Sometime we question ourselves or doubt our decisions. Sometime we have to stop and look at the signs that are in front of us, or the signs that are given to us. At times we may not want to see them, hear them, acknowledge them or even accept them. If you really want to know, take yourself out of the equation. Think as if the issue or signs were for another person. Would you tell that other person to make that decision? Sometimes it can be hard to take your own advice.
Instance one: A friend wanted to know if I thought the person she was dating, was really into her or if I thought he cared about her the same way she care about him. Now this can go for a man or a woman. That person will show you how much they are into you by a number of things. That person goes out more with their girls, or with their guys more then you get to see them... you all are probably just kickin' it.
You notice when you tell that other person how you feel and they don't reciprocate the feeling is mutual, that is a sign that this relationship isn't going much further. Prepare to only date or just see that person casually, because you will start to invest feelings that will not give you a return on your investment.
Instance two: A friend started seeing someone that was in the process of going through a separation. The stories all seemed so real and vivid. As the conversations grew, the build up to intimacy was sparked. Once the impact of intimacy happened, the conversations grew shorter and fewer. My friend wondered, if this happened because of the intimacy. I'm thinking, that separation has probably happened more then once and it will probably continue to happen. If there is no paper, without the judges seal on it, its a sign... don't do it.

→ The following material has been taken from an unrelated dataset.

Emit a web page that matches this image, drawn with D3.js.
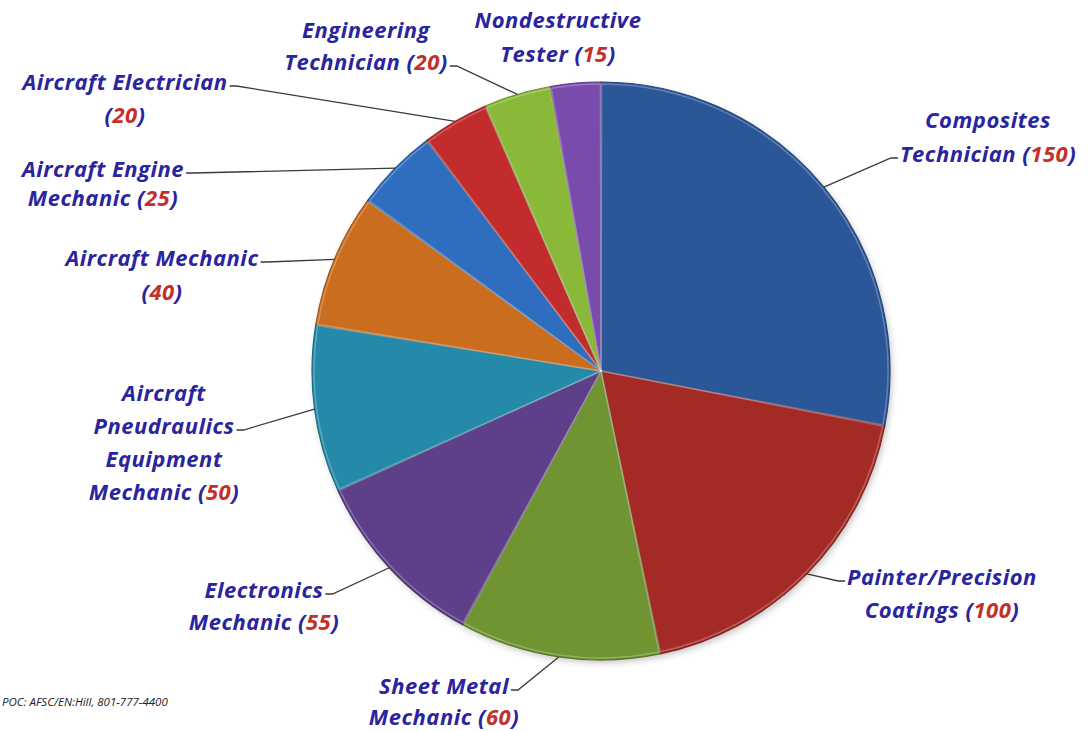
<!DOCTYPE html>
<html>
<head>
<meta charset="utf-8">
<script src="https://cdn.jsdelivr.net/npm/d3@7/dist/d3.min.js"></script>
<style>
    body { margin: 0; background: #fff; }
    svg { display: block; }
    .lbl { font-family: "Open Sans", Lato, sans-serif; font-weight: bold; font-style: italic; font-size: 22px; fill: #2a249e; letter-spacing: 0.5px; }
    .num { fill: #c3302a; }
    .leader { fill: none; stroke: #3a3a3a; stroke-width: 1.3; }
    .poc { font-family: "Open Sans", sans-serif; font-style: italic; font-size: 11.5px; fill: #222; }
</style>
</head>
<body>
<svg id="chart"></svg>
<script>
const width = 1088,
    height = 731;

// chart data (clockwise from 12 o'clock)
const categories = [
    ["Composites", "Technician"],
    ["Painter/Precision", "Coatings"],
    ["Sheet Metal", "Mechanic"],
    ["Electronics", "Mechanic"],
    ["Aircraft", "Pneudraulics", "Equipment", "Mechanic"],
    ["Aircraft Mechanic"],
    ["Aircraft Engine", "Mechanic"],
    ["Aircraft Electrician"],
    ["Engineering", "Technician"],
    ["Nondestructive", "Tester"]
];
const values = [150, 100, 60, 55, 50, 40, 25, 20, 20, 15];
const sliceColors = [
    "#3163ad", "#ba302b", "#7ea838", "#6a479c", "#2a9cc0",
    "#e67c22", "#357bd8", "#dc3232", "#9cd140", "#8855c4"
];
const pocText = "POC:  AFSC/EN:Hill, 801-777-4400";

// label layout: centre x, first baseline, line gap, value on own line,
// which line the leader leaves from (-1 = none)
const labelLayout = [
    { x: 988, y: 128, gap: 34, own: false, leadLine: 1 },
    { x: 942, y: 585, gap: 33, own: false, leadLine: 0 },
    { x: 444, y: 694, gap: 31, own: false, leadLine: 0 },
    { x: 264, y: 598, gap: 32, own: false, leadLine: 0 },
    { x: 164, y: 401, gap: 33, own: false, leadLine: 1 },
    { x: 162, y: 266, gap: 34, own: true, leadLine: 0 },
    { x: 103, y: 177, gap: 29, own: false, leadLine: 0 },
    { x: 125, y: 90, gap: 33, own: true, leadLine: 0 },
    { x: 366, y: 38, gap: 32, own: false, leadLine: 1 },
    { x: 558, y: 28, gap: 34, own: false, leadLine: -1 }
];

const cx = 601,
    cy = 371,
    radius = 289;

const svg = d3
    .select("#chart")
    .attr("width", width)
    .attr("height", height);

const defs = svg.append("defs");

// soft shading per slice: light rim near the edge
sliceColors.forEach((c, i) => {
    const g = defs
        .append("radialGradient")
        .attr("id", "grad" + i)
        .attr("gradientUnits", "userSpaceOnUse")
        .attr("cx", cx)
        .attr("cy", cy)
        .attr("r", radius);
    const base = d3.color(c);
    g.append("stop").attr("offset", "0%").attr("stop-color", base.darker(0.05));
    g.append("stop").attr("offset", "88%").attr("stop-color", base);
    g.append("stop").attr("offset", "96%").attr("stop-color", base.brighter(0.3));
    g.append("stop").attr("offset", "100%").attr("stop-color", base.darker(0.35));
});

const filter = defs
    .append("filter")
    .attr("id", "shadow")
    .attr("x", "-10%")
    .attr("y", "-10%")
    .attr("width", "120%")
    .attr("height", "120%");
filter
    .append("feDropShadow")
    .attr("dx", 2)
    .attr("dy", 3)
    .attr("stdDeviation", 3)
    .attr("flood-color", "#000")
    .attr("flood-opacity", 0.22);

const pie = d3
    .pie()
    .sort(null)
    .value(d => d);

const arcs = pie(values);

const arc = d3
    .arc()
    .innerRadius(0)
    .outerRadius(radius);

const pieG = svg
    .append("g")
    .attr("transform", `translate(${cx},${cy})`);

pieG.append("circle")
    .attr("r", radius)
    .attr("fill", "#fff")
    .attr("filter", "url(#shadow)");

pieG.selectAll("path.slice")
    .data(arcs)
    .enter()
    .append("path")
    .attr("class", "slice")
    .attr("d", arc)
    .attr("fill", (d, i) => `url(#grad${i})`)
    .attr("stroke", (d, i) => d3.color(sliceColors[i]).darker(1))
    .attr("stroke-width", 1.2)
    .attr("stroke-linejoin", "round");

// light bevel line just inside each slice edge
pieG.selectAll("path.bevel")
    .data(arcs)
    .enter()
    .append("path")
    .attr("class", "bevel")
    .attr("d", d3.arc().innerRadius(0).outerRadius(radius - 2).padAngle(0.004))
    .attr("fill", "none")
    .attr("stroke", "rgba(255,255,255,0.25)")
    .attr("stroke-width", 1.5);

const leaderG = svg.append("g");

// labels
const labels = svg
    .append("g")
    .selectAll("text")
    .data(arcs)
    .enter()
    .append("text")
    .attr("class", "lbl")
    .attr("text-anchor", "middle");

const leadStarts = [];

labels.each(function(d, i) {
    const lay = labelLayout[i];
    const lines = categories[i];
    const t = d3.select(this);
    const nLines = lay.own ? lines.length + 1 : lines.length;
    for (let k = 0; k < nLines; k++) {
        const ty = lay.y + k * lay.gap;
        const ts = t
            .append("tspan")
            .attr("x", lay.x)
            .attr("y", ty);
        if (k < nLines - 1) {
            ts.text(lines[k]);
        } else {
            const prefix = lay.own ? "" : lines[k] + "  ";
            ts.append("tspan").text(prefix + "(");
            ts.append("tspan").attr("class", "num").text(values[i]);
            ts.append("tspan").text(")");
        }
        if (k === lay.leadLine) {
            const half = ts.node().getComputedTextLength() / 2;
            leadStarts[i] = { left: lay.x - half, right: lay.x + half, y: ty - 4 };
        }
    }
});

// leader lines: text end -> short hook -> middle of the slice rim
function rimPoint(d) {
    const a = (d.startAngle + d.endAngle) / 2;
    return [cx + radius * Math.sin(a), cy - radius * Math.cos(a)];
}

const line = d3.line();

leaderG
    .selectAll("path")
    .data(arcs.filter((d, i) => leadStarts[i]))
    .enter()
    .append("path")
    .attr("class", "leader")
    .attr("d", d => {
        const s = leadStarts[d.index];
        const p = rimPoint(d);
        const onLeft = p[0] > s.right;
        const l = onLeft ? [s.right + 2, s.y] : [s.left - 2, s.y];
        const hook = onLeft ? 7 : -7;
        return line([l, [l[0] + hook, l[1]], p]);
    });

svg.append("text")
    .attr("class", "poc")
    .attr("x", 2)
    .attr("y", 706)
    .text(pocText);
</script>
</body>
</html>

Instance three: A friend of mine, runs into an old flame. They spark up conversation and reminisce. During the conversation, the mention of the past tryst they shared came up. Of coarse that topic was gently touched on as to possibly happen again, along with other things. Later in the conversation, the mention of being to busy to settle down came up also. I said, I hope you seen the sign in front of you! First, you know this will lead to one thing and one thing only... SEX. You might have a nice time and go out, but the main thing is, its gonna go down! The second thing is, all you will have is a good time and nothing more. In your first conversation, the mention of being to busy to be settled down with a person you can love or care about, is a hint.
If you see the signs up front and you are willing to play by that game, then its all good. As long as you pay attention to the signs. As adults, we have the choice to be busy, not want to settle down and have casual relationships. As long as you go in with your eyes wide open, then no one gets hurt. Don't sugar coat the signs, the signs are there to tell you something ( Stop, Winding road, Slippery When Wet, LOL), to help you make judgement calls. But if you ignore the signs, you might crash.